WHAT YOU WILL DO: Exactly repeat all the records below, omitting the images they hold.

MATERIAL FOR THIS EXERCISE:
--- Start ---
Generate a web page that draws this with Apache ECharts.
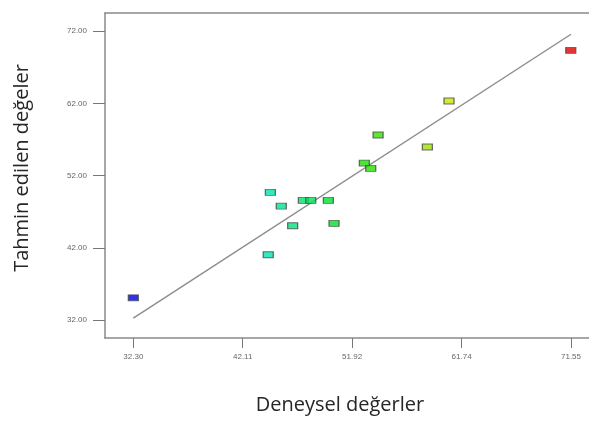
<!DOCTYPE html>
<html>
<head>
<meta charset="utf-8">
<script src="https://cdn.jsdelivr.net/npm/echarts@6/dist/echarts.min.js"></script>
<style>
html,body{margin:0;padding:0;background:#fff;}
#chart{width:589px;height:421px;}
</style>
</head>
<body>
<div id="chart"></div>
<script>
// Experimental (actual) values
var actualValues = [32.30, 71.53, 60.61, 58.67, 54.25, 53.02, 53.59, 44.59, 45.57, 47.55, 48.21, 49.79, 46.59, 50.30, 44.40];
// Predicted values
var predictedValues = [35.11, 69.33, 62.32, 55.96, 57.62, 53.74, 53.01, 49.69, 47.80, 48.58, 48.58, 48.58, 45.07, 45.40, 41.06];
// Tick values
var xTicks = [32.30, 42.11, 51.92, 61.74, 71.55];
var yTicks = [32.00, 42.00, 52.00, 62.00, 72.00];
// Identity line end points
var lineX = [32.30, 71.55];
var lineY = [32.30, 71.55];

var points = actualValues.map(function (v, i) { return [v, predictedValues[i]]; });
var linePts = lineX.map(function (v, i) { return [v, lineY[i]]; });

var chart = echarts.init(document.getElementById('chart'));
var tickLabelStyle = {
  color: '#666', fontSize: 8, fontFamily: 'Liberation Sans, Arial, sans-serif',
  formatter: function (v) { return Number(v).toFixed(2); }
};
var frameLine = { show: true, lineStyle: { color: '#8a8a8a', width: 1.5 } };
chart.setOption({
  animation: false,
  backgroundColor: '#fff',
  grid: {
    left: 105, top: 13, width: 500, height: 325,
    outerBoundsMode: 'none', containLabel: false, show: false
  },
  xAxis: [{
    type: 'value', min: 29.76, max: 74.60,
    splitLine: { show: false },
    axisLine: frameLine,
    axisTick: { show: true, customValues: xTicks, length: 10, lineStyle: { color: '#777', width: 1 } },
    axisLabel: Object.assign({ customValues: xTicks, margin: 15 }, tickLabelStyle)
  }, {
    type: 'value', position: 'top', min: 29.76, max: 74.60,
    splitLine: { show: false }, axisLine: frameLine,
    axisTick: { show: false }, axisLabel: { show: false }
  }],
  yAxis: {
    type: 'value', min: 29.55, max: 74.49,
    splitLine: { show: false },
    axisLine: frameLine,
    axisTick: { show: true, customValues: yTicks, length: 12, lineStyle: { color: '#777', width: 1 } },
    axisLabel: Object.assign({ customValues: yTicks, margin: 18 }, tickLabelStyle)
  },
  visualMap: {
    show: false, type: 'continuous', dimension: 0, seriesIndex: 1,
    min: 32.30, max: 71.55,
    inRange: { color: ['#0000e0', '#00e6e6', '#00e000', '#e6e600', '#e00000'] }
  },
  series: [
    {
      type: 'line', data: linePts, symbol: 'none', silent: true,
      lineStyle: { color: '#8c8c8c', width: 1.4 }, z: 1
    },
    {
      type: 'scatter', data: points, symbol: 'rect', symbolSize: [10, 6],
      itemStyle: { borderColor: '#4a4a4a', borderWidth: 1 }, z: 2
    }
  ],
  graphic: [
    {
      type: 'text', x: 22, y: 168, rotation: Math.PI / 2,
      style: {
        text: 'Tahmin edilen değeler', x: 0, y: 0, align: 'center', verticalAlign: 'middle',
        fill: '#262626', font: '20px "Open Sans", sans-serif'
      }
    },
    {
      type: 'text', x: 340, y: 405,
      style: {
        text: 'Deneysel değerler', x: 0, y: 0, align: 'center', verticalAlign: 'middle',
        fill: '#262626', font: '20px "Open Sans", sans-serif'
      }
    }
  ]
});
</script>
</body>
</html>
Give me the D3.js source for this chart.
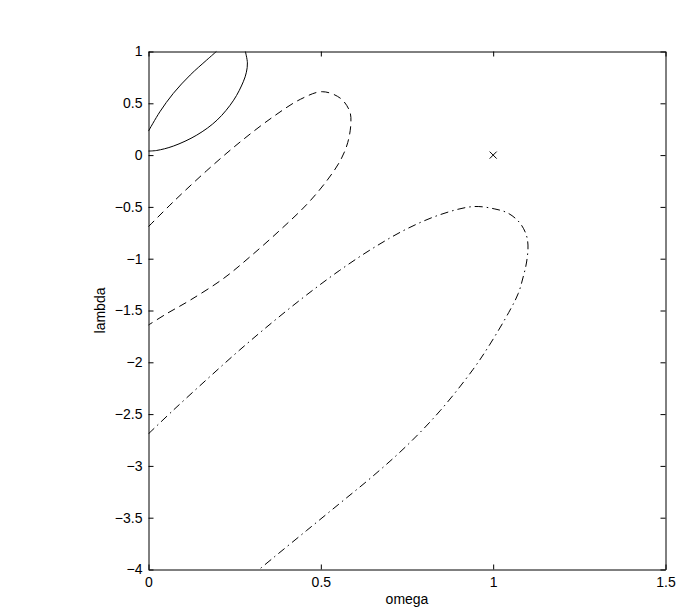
--- End ---
FINAL ANSWER:
Generate a web page that draws this with Apache ECharts.
<!DOCTYPE html>
<html>
<head>
<meta charset="utf-8">
<script src="https://cdn.jsdelivr.net/npm/echarts@6/dist/echarts.min.js"></script>
<style>
html,body{margin:0;padding:0;background:#fff;}
#chart{width:589px;height:421px;}
</style>
</head>
<body>
<div id="chart"></div>
<script>
// Experimental (actual) values
var actualValues = [32.30, 71.53, 60.61, 58.67, 54.25, 53.02, 53.59, 44.59, 45.57, 47.55, 48.21, 49.79, 46.59, 50.30, 44.40];
// Predicted values
var predictedValues = [35.11, 69.33, 62.32, 55.96, 57.62, 53.74, 53.01, 49.69, 47.80, 48.58, 48.58, 48.58, 45.07, 45.40, 41.06];
// Tick values
var xTicks = [32.30, 42.11, 51.92, 61.74, 71.55];
var yTicks = [32.00, 42.00, 52.00, 62.00, 72.00];
// Identity line end points
var lineX = [32.30, 71.55];
var lineY = [32.30, 71.55];

var points = actualValues.map(function (v, i) { return [v, predictedValues[i]]; });
var linePts = lineX.map(function (v, i) { return [v, lineY[i]]; });

var chart = echarts.init(document.getElementById('chart'));
var tickLabelStyle = {
  color: '#666', fontSize: 8, fontFamily: 'Liberation Sans, Arial, sans-serif',
  formatter: function (v) { return Number(v).toFixed(2); }
};
var frameLine = { show: true, lineStyle: { color: '#8a8a8a', width: 1.5 } };
chart.setOption({
  animation: false,
  backgroundColor: '#fff',
  grid: {
    left: 105, top: 13, width: 500, height: 325,
    outerBoundsMode: 'none', containLabel: false, show: false
  },
  xAxis: [{
    type: 'value', min: 29.76, max: 74.60,
    splitLine: { show: false },
    axisLine: frameLine,
    axisTick: { show: true, customValues: xTicks, length: 10, lineStyle: { color: '#777', width: 1 } },
    axisLabel: Object.assign({ customValues: xTicks, margin: 15 }, tickLabelStyle)
  }, {
    type: 'value', position: 'top', min: 29.76, max: 74.60,
    splitLine: { show: false }, axisLine: frameLine,
    axisTick: { show: false }, axisLabel: { show: false }
  }],
  yAxis: {
    type: 'value', min: 29.55, max: 74.49,
    splitLine: { show: false },
    axisLine: frameLine,
    axisTick: { show: true, customValues: yTicks, length: 12, lineStyle: { color: '#777', width: 1 } },
    axisLabel: Object.assign({ customValues: yTicks, margin: 18 }, tickLabelStyle)
  },
  visualMap: {
    show: false, type: 'continuous', dimension: 0, seriesIndex: 1,
    min: 32.30, max: 71.55,
    inRange: { color: ['#0000e0', '#00e6e6', '#00e000', '#e6e600', '#e00000'] }
  },
  series: [
    {
      type: 'line', data: linePts, symbol: 'none', silent: true,
      lineStyle: { color: '#8c8c8c', width: 1.4 }, z: 1
    },
    {
      type: 'scatter', data: points, symbol: 'rect', symbolSize: [10, 6],
      itemStyle: { borderColor: '#4a4a4a', borderWidth: 1 }, z: 2
    }
  ],
  graphic: [
    {
      type: 'text', x: 22, y: 168, rotation: Math.PI / 2,
      style: {
        text: 'Tahmin edilen değeler', x: 0, y: 0, align: 'center', verticalAlign: 'middle',
        fill: '#262626', font: '20px "Open Sans", sans-serif'
      }
    },
    {
      type: 'text', x: 340, y: 405,
      style: {
        text: 'Deneysel değerler', x: 0, y: 0, align: 'center', verticalAlign: 'middle',
        fill: '#262626', font: '20px "Open Sans", sans-serif'
      }
    }
  ]
});
</script>
</body>
</html>
Give me the D3.js source for this chart.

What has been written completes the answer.